Allred took issue with the hasty confirmation process, which he called a hypocritical move by McConnell and Trump. When President Barack Obama nominated Judge Merrick Garland to succeed the late Antonin Scalia 11 months from election, McConnell blocked it until Trump won.
“He’s rushing a judicial nominee but not moving COVID legislation,” he said. “We’re doing so much damage to SCOTUS. Let the American people weigh in and vote.”
Collins defended the executive branch’s response to the COVID-19 pandemic.
“The government fully unleashed its power and resources, but Congress delayed,” she said.
Allred disagreed, citing that the country’s deaths count for more than 20% of global deaths.
The candidates differ on the United States’ role in foreign policy as well, though both are strong supporters of Israel and oppose the Boycott, Divestment and Sanctions against Israel movement.
“The president has walked away, questioned or says these institutions have not served purpose anymore. We’ve abandoned our fundamental values. I’ve been working to re-assert our role in foreign policy especially as member of the Foreign Policy Committee,” Allred said.
But our European allies are not paying their fair share into democratic institutions such as the United Nations, Collins said, pivoting to the topic of Israel. “I stand with former U.N. ambassador Nikki Haley, who stood for Israel.” She added, “I’m 100% behind a two- state solution.”
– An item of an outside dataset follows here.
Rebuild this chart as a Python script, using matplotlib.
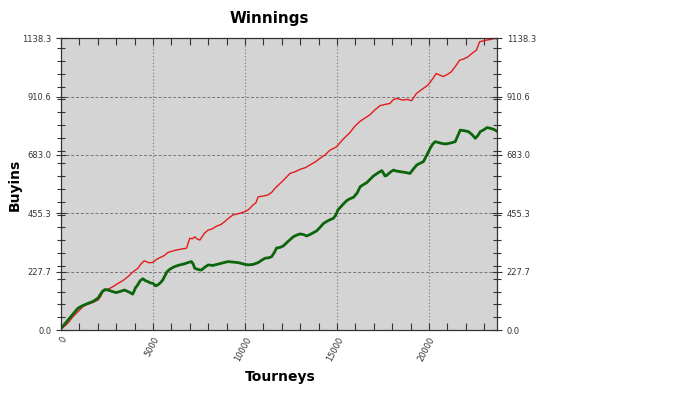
import matplotlib
matplotlib.use("Agg")
import matplotlib.pyplot as plt
from matplotlib.ticker import MultipleLocator

# red line: cumulative winnings (buyins) vs tourneys
red_x = [0, 380, 650, 920, 1200, 1470, 1750, 2010, 2150, 2280, 2550, 2800,
         3100, 3350, 3640, 3900, 4180, 4350, 4530, 4800, 5000, 5200, 5430,
         5600, 5800, 6000, 6270, 6550, 6820, 7000, 7150, 7270, 7400, 7550,
         7800, 8000, 8200, 8450, 8700, 8900, 9100, 9350, 9650, 10000, 10200,
         10440, 10600, 10720, 10950, 11250, 11450, 11630, 11720, 12100,
         12450, 12700, 13000, 13300, 13530, 13800, 14080, 14350, 14620,
         14800, 14980, 15300, 15700, 15950, 16230, 16500, 16780, 17050,
         17330, 17600, 17880, 18050, 18240, 18590, 18800, 19060, 19320,
         19600, 19950, 20200, 20400, 20550, 20770, 21000, 21220, 21450,
         21670, 21900, 22120, 22350, 22580, 22650, 22760, 22950, 23120,
         23350, 23570, 23700]
red_y = [3, 27, 52, 71, 92, 101, 108, 117, 130, 150, 159, 168,
         182, 192, 208, 226, 241, 258, 270, 262, 264, 276, 284,
         290, 302, 307, 312, 316, 319, 358, 356, 364, 355, 351,
         378, 390, 394, 405, 412, 423, 436, 449, 454, 462, 470,
         488, 497, 520, 522, 527, 537, 553, 559, 585,
         611, 617, 627, 634, 644, 655, 670, 683, 702,
         708, 715, 742, 770, 793, 813, 826, 839, 858,
         875, 880, 884, 898, 904, 897, 900, 895, 923,
         938, 956, 980, 1001, 996, 989, 997, 1008, 1030,
         1053, 1058, 1066, 1080, 1092, 1105, 1125, 1128, 1131,
         1134, 1138, 1136]

# green line
green_x = [0, 380, 650, 920, 1200, 1470, 1750, 2010, 2150, 2280, 2400, 2550,
           2800, 3000, 3200, 3450, 3700, 3900, 4050, 4170, 4300, 4450, 4600,
           4720, 4850, 5000, 5150, 5260, 5400, 5530, 5650, 5770, 5900, 6000,
           6200, 6460, 6700, 6900, 7090, 7180, 7270, 7450, 7630, 7800, 8000,
           8250, 8540, 8800, 9080, 9350, 9630, 9900, 10170, 10450, 10720,
           10900, 11090, 11300, 11450, 11600, 11720, 11900, 12080, 12350,
           12630, 12800, 13000, 13200, 13360, 13600, 13900, 14100, 14270,
           14550, 14810, 14950, 15050, 15300, 15530, 15700, 15900, 16100,
           16260, 16450, 16620, 16800, 16980, 17250, 17440, 17530, 17610,
           17700, 17900, 18070, 18250, 18430, 18700, 18970, 19150, 19340,
           19500, 19700, 19900, 20070, 20200, 20340, 20500, 20700, 20900,
           21060, 21250, 21430, 21550, 21700, 21900, 22150, 22350, 22520,
           22650, 22790, 22950, 23160, 23400, 23610, 23700]
green_y = [6, 39, 62, 85, 96, 104, 112, 124, 140, 153, 158, 156,
           150, 146, 150, 156, 148, 140, 165, 176, 192, 200, 192,
           189, 184, 182, 172, 176, 184, 195, 212, 228, 236, 241,
           248, 254, 258, 263, 267, 258, 241, 236, 234, 244, 254,
           252, 257, 262, 267, 265, 263, 258, 254, 256, 263,
           272, 280, 282, 286, 303, 320, 322, 328, 346,
           364, 370, 375, 372, 367, 375, 387, 402, 416,
           428, 436, 450, 468, 488, 505, 512, 518, 535,
           559, 568, 575, 588, 601, 614, 622, 612, 601,
           603, 616, 624, 620, 618, 615, 611, 628, 644,
           650, 657, 685, 709, 725, 735, 732, 728, 726,
           728, 731, 735, 755, 780, 778, 774, 762, 748,
           758, 774, 780, 790, 786, 780, 775]

y_ticks = [0.0, 227.7, 455.3, 683.0, 910.6, 1138.3]
y_labels = ["0.0", "227.7", "455.3", "683.0", "910.6", "1138.3"]
x_ticks = [0, 5000, 10000, 15000, 20000]

fig = plt.figure(figsize=(7, 3.94), dpi=100)
ax = fig.add_axes([61/700, 1-330/394, 436/700, 291.7/394])
ax.set_facecolor("#d4d4d4")

ax.plot(red_x, red_y, color="#e31b1b", lw=1.0)
ax.plot(green_x, green_y, color="#0b650b", lw=2.0)

ax.set_xlim(0, 23700)
ax.set_ylim(0, 1138.3)

ax.set_yticks(y_ticks)
ax.set_yticklabels(y_labels)
ax.yaxis.set_minor_locator(MultipleLocator(50))
ax.set_xticks(x_ticks)
ax.xaxis.set_minor_locator(MultipleLocator(1000))
for lab in ax.set_xticklabels([str(v) for v in x_ticks]):
    lab.set_rotation(62)
    lab.set_ha("right")
    lab.set_va("top")
    lab.set_rotation_mode("anchor")

ax.tick_params(axis="y", which="both", direction="inout", left=True, right=True,
               labelleft=True, labelright=True, labelsize=6, colors="#333333",
               length=7, width=0.8)
ax.tick_params(axis="y", which="minor", length=6)
ax.tick_params(axis="x", which="both", direction="in", top=True, bottom=True,
               labelsize=6, colors="#333333", length=5, width=0.8)
ax.tick_params(axis="x", which="major", pad=4)

ax.grid(axis="y", which="major", linestyle=(0, (3, 2)), color="#777777", lw=0.7)
ax.grid(axis="x", which="major", linestyle=(0, (1, 2)), color="#777777", lw=0.8)

for s in ax.spines.values():
    s.set_color("#333333")
    s.set_linewidth(0.9)

fig.text(269/700, 1-18/394, "Winnings", ha="center", va="center",
         fontsize=11, fontweight="bold")
fig.text(280/700, 1-377/394, "Tourneys", ha="center", va="center",
         fontsize=10, fontweight="bold")
fig.text(15/700, 1-185/394, "Buyins", ha="center", va="center",
         fontsize=10, fontweight="bold", rotation=90)

fig.savefig("out.png", dpi=100)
Allred, who visited the region as part of a congressional delegation, called Israel one of the country’s strongest allies. “The only clear way forward is a two-state solution where both have security and autonomy,” he said.
He strongly opposes the BDS movement. He co-sponsored a 2019 bipartisan nonbinding resolution condemning the movement. It passed 398 to 17.
“The BDS movement is trying to delegitimize Israel. No one serious is supportive of this movement. We need to tamp down efforts like this because of the diaspora and need for a Jewish homeland.”
The debate was moderated by KERA 90.1 Senior Editor Sam Baker. Almost 700 people watched the debate live by registering through Zoom, while another 1,400 watched the Facebook Live stream. Subsequently the debate has been watched several hundred times on Facebook, and C-SPAN has rebroadcast it twice. The debate is still available to view on the AJC-Dallas Facebook page.
Election Day is Nov. 3. Early voting ends Friday, Oct. 30.